In fact, that flashback to Morocco seventeen years earlier, when Henry leaped forward to catch a woman he saw sliding down a steep grade and wound up marrying her, is the last time we see Henry acting decisively and purposively until the film’s climax, when he socks Alistair after finding out that the old man knew about Henry’s daughter but never told him. So in the very end he finally does right by his daughter and first love. It’s too little too late to make him an interesting or sympathetic character, or to make his onscreen relationship with Daphne in any way satisfying.
There’s nothing wrong with a character like Henry having a weak start. He’s in the middle of a bid for Parliament, he’s engaged to be married, he’s been under Alistair’s influence for the better part of two decades, and now all of a sudden he finds out he has a teenaged daughter. Not ideal circumstances to see a person at his best.
But after a weak start a character like this is meant to improve, to redeem himself. Henry never does. He’s easily manipulated by the scheming trio into which he plans to marry, is blind to their fairy-tale stepfamily malevolence toward his daughter, and consistently fails to look out for her.
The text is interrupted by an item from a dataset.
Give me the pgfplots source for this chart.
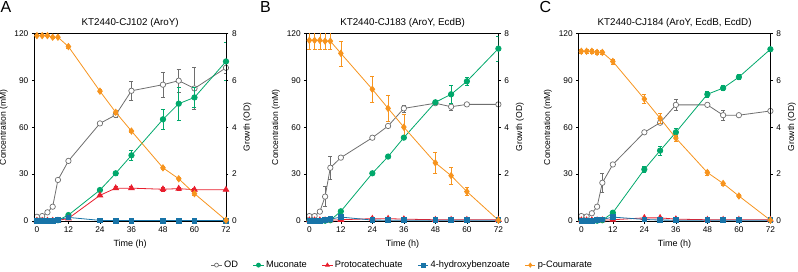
\documentclass[border=0pt]{standalone}
\usepackage{fontspec}
\setmainfont{Liberation Sans}
\usepackage{pgfplots}
\usepackage{pgfplotstable}
\pgfplotsset{compat=1.18}
\definecolor{cgray}{RGB}{110,110,110}
\definecolor{cgreen}{RGB}{0,168,107}
\definecolor{cred}{RGB}{232,30,45}
\definecolor{cblue}{RGB}{24,116,168}
\definecolor{corange}{RGB}{247,148,30}

\pgfplotstableread{
t pc pce mu mue pa pae hb od ode
0 118.5 0.5 0.2 0 0.2 0 0.2 0.18 0.02
2 118.5 0.5 0.2 0 0.2 0 0.2 0.21 0.02
4 118.5 0.5 0.2 0 0.2 0 0.2 0.37 0.03
6 117.5 0.5 0.2 0 0.2 0 0.3 0.61 0.05
8 117.5 0.5 0.5 0 0.3 0 0.8 1.75 0.05
12 111.5 1 3.8 0.5 1.7 0.3 2.3 2.56 0.05
24 83 1 19.8 1 16.4 0.5 0.4 4.16 0.05
30 69.5 1 30.5 1.5 21 1 0.3 4.52 0.1
36 57.5 1 42 3.5 21 1 0.3 5.55 0.4
48 34 1 65 6.4 20.3 1 0.3 5.81 0.53
54 27 1 75 10.4 20.7 1 0.3 5.98 0.5
60 17.5 1 79 6.4 20 1 0.3 5.65 0.9
72 0.5 0 102 12 20 0.5 0.3 6.53 0.25
}\tabA
\pgfplotstableread{
t pc pce mu mue pa pae hb od ode
0 115.5 5.5 0.2 0 0.5 0 0.3 0.21 0.02
2 115.5 5.5 0.2 0 0.5 0 0.3 0.21 0.02
4 115.5 5.5 0.2 0 0.5 0 0.3 0.40 0.03
6 115 5.5 0.2 0 0.5 0 0.5 1.04 0.43
8 115 5.5 0.5 0 0.5 0 1.2 2.27 0.5
12 107.2 8 6.2 0.5 0.8 0 2.5 2.70 0.05
24 84.2 8.5 30.5 0.5 1.5 0.3 0.6 3.55 0.05
30 72 8.5 41.2 0.8 1.5 0.3 0.5 4.05 0.05
36 60 8 53.3 0.8 1.2 0.3 0.5 4.80 0.15
48 37.2 6.5 75.9 1 0.8 0 0.5 5.02 0.05
54 29 5.3 81 5.8 0.8 0 0.5 4.87 0.15
60 18.8 2.6 89.3 2.7 0.8 0 0.5 4.97 0.05
72 0.5 0 110.2 8 0.8 0 0.5 4.97 0.05
}\tabB
\pgfplotstableread{
t pc pce mu mue pa pae hb od ode
0 108.5 1.5 0.2 0 0.5 0 0.3 0.21 0.02
2 108.5 1.5 0.2 0 0.5 0 0.3 0.19 0.02
4 108.5 1.5 0.2 0 0.5 0 0.3 0.33 0.03
6 107.8 1.5 0.2 0 0.5 0 0.5 0.61 0.05
8 107.8 1.5 0.5 0 0.5 0 1.0 1.63 0.4
12 102 1.5 5.3 0.5 0.8 0 2.5 2.41 0.05
24 78 3 33 2 2 0.3 1 3.78 0.05
30 65.7 3 45 3 2 0.3 0.6 4.19 0.05
36 53 2 56.7 2.5 1.2 0.3 0.5 4.95 0.25
48 31 1.5 81 2 0.8 0 0.5 4.95 0.05
54 24 1 85 1.5 0.8 0 0.5 4.51 0.2
60 16 1 92 1.5 0.8 0 0.5 4.51 0.05
72 0.5 0 109.8 1 0.8 0 0.5 4.69 0.05
}\tabC

\pgfplotsset{
  base/.style={scale only axis, width=191.7pt, height=187.7pt, anchor=south west,
    xmin=-1, xmax=72, xtick={0,12,...,72}, tick align=outside, major tick length=2.5pt,
    tick style={black, line width=0.5pt}, axis line style={line width=0.6pt},
    /pgf/number format/assume math mode=true,
    tick label style={font=\fontsize{8.3}{10}\selectfont},
    ylabel style={font=\fontsize{8.6}{10}\selectfont},
    xlabel style={font=\fontsize{9}{10}\selectfont},
    title style={font=\fontsize{9.8}{11}\selectfont, yshift=-4pt},
    legend image code/.code={\draw[mark repeat=2, mark phase=2, #1, mark size=2pt] plot coordinates {(0cm,0cm) (0.18cm,0cm) (0.36cm,0cm)};}},
  rightax/.style={base, axis x line=none, axis y line*=right, ymin=0, ymax=8, ytick={0,2,...,8},
    ylabel={Growth (OD)}},
  leftax/.style={base, ymin=0, ymax=120, ytick={0,30,...,120}, ytick pos=left, xtick pos=bottom,
    xlabel={Time (h)}, ylabel={Concentration (mM)}},
  ebar/.style={error bars/.cd, y dir=both, y explicit, error bar style={line width=0.6pt},
    error mark options={rotate=90, mark size=2pt, line width=0.6pt}},
  odst/.style={cgray, line width=0.8pt, mark=*, mark size=2.7pt, mark options={fill=white, draw=cgray, line width=0.7pt}},
  must/.style={cgreen, line width=0.8pt, mark=*, mark size=2.7pt, mark options={fill=cgreen, draw=cgreen}},
  past/.style={cred, line width=0.8pt, mark=triangle*, mark size=3.2pt, mark options={fill=cred, draw=cred}},
  hbst/.style={cblue, line width=0.8pt, mark=square*, mark size=2.4pt, mark options={fill=cblue, draw=cblue}},
  pcst/.style={corange, line width=0.8pt, mark=diamond*, mark size=3.1pt, mark options={fill=corange, draw=corange}},
}

\begin{document}
\begin{tikzpicture}
\path[use as bounding box] (0pt,0pt) rectangle (798pt,271pt);
% Panel A
\begin{axis}[rightax, at={(34.3pt,50pt)}]
\addplot[odst, ebar] table[x=t, y=od, y error=ode] {\tabA};
\end{axis}
\begin{axis}[leftax, at={(34.3pt,50pt)}, title={KT2440-CJ102 (AroY)}]
\addplot[must, ebar] table[x=t, y=mu, y error=mue] {\tabA};
\addplot[past, ebar] table[x=t, y=pa, y error=pae] {\tabA};
\addplot[hbst] table[x=t, y=hb] {\tabA};
\addplot[pcst, ebar] table[x=t, y=pc, y error=pce] {\tabA};
\end{axis}
% Panel B
\begin{axis}[rightax, at={(306.7pt,50pt)}]
\addplot[odst, ebar] table[x=t, y=od, y error=ode] {\tabB};
\end{axis}
\begin{axis}[leftax, at={(306.7pt,50pt)}, title={KT2440-CJ183 (AroY, EcdB)},
  legend style={at={(0.5,-0.235)}, anchor=center, draw=none, fill=none,
    font=\fontsize{9.3}{10}\selectfont, legend columns=5,
    /tikz/every odd column/.append style={column sep=0pt},
    /tikz/every even column/.append style={column sep=13pt}}]
\addlegendimage{odst}\addlegendentry{OD}
\addplot[must, ebar] table[x=t, y=mu, y error=mue] {\tabB};\addlegendentry{Muconate}
\addplot[past, ebar] table[x=t, y=pa, y error=pae] {\tabB};\addlegendentry{Protocatechuate}
\addplot[hbst] table[x=t, y=hb] {\tabB};\addlegendentry{4-hydroxybenzoate}
\addplot[pcst, ebar] table[x=t, y=pc, y error=pce] {\tabB};\addlegendentry{p-Coumarate}
\end{axis}
% Panel C
\begin{axis}[rightax, at={(578.7pt,50pt)}]
\addplot[odst, ebar] table[x=t, y=od, y error=ode] {\tabC};
\end{axis}
\begin{axis}[leftax, at={(578.7pt,50pt)}, title={KT2440-CJ184 (AroY, EcdB, EcdD)}]
\addplot[must, ebar] table[x=t, y=mu, y error=mue] {\tabC};
\addplot[past, ebar] table[x=t, y=pa, y error=pae] {\tabC};
\addplot[hbst] table[x=t, y=hb] {\tabC};
\addplot[pcst, ebar] table[x=t, y=pc, y error=pce] {\tabC};
\end{axis}
\node[font=\fontsize{16}{18}\selectfont, anchor=north west, inner sep=0pt] at (0.5pt,269.5pt) {A};
\node[font=\fontsize{16}{18}\selectfont, anchor=north west, inner sep=0pt] at (260pt,269.5pt) {B};
\node[font=\fontsize{16}{18}\selectfont, anchor=north west, inner sep=0pt] at (539.5pt,269.5pt) {C};
\end{tikzpicture}
\end{document}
He does unexpectedly peel out of another "stuffy British event" on a motorcycle to hang out and go shopping with his daughter, after which he nostalgically pulls his old leather pants out of storage and plays air guitar in front of a mirror. But not even casual clothes and behavior can save this character.
The absence of a satisfying father-daughter relationship means that the movie must fall back on Bynes’s charm and comic talents for its appeal. Fortunately, Bynes delivers. She’s funny and genuine, and almost singlehandedly she makes the film watchable. Eileen Atkins helps as Henry’s mother, the sort of endearingly dotty old dowager whose eccentricity allows her to be all right even though she’s upper class.
Girls in the target ten-to-fifteen age range will doubtless enjoy What a Girl Wants just as they did The Princess Diaries two years ago, when they were eight to thirteen. What I wrote in my review of that film applies equally well to this one: "Those in the market for what it has to offer will find it pleasantly agreeable, and those who aren’t won’t be in the theater in the first place."
Postscript: Another weird similarity between The Princess Diaries and What a Girl Wants: In Diaries, there was a somewhat muddled account about how the heroine’s uncle, a royal heir, had to renounce the throne in order to "join the Church." What a Girl Wants seems similarly confused about the details of the heroine’s father renouncing his hereditary seat in the Lords to stand for the Commons: Alistair predicts the outcome of the election by suggesting that Henry will be "the next Prime Minister," though Henry can hardly be the leader of a major party at this point in his political career. Not, of course, that such fine points are likely to be an issue for the target audience of either film.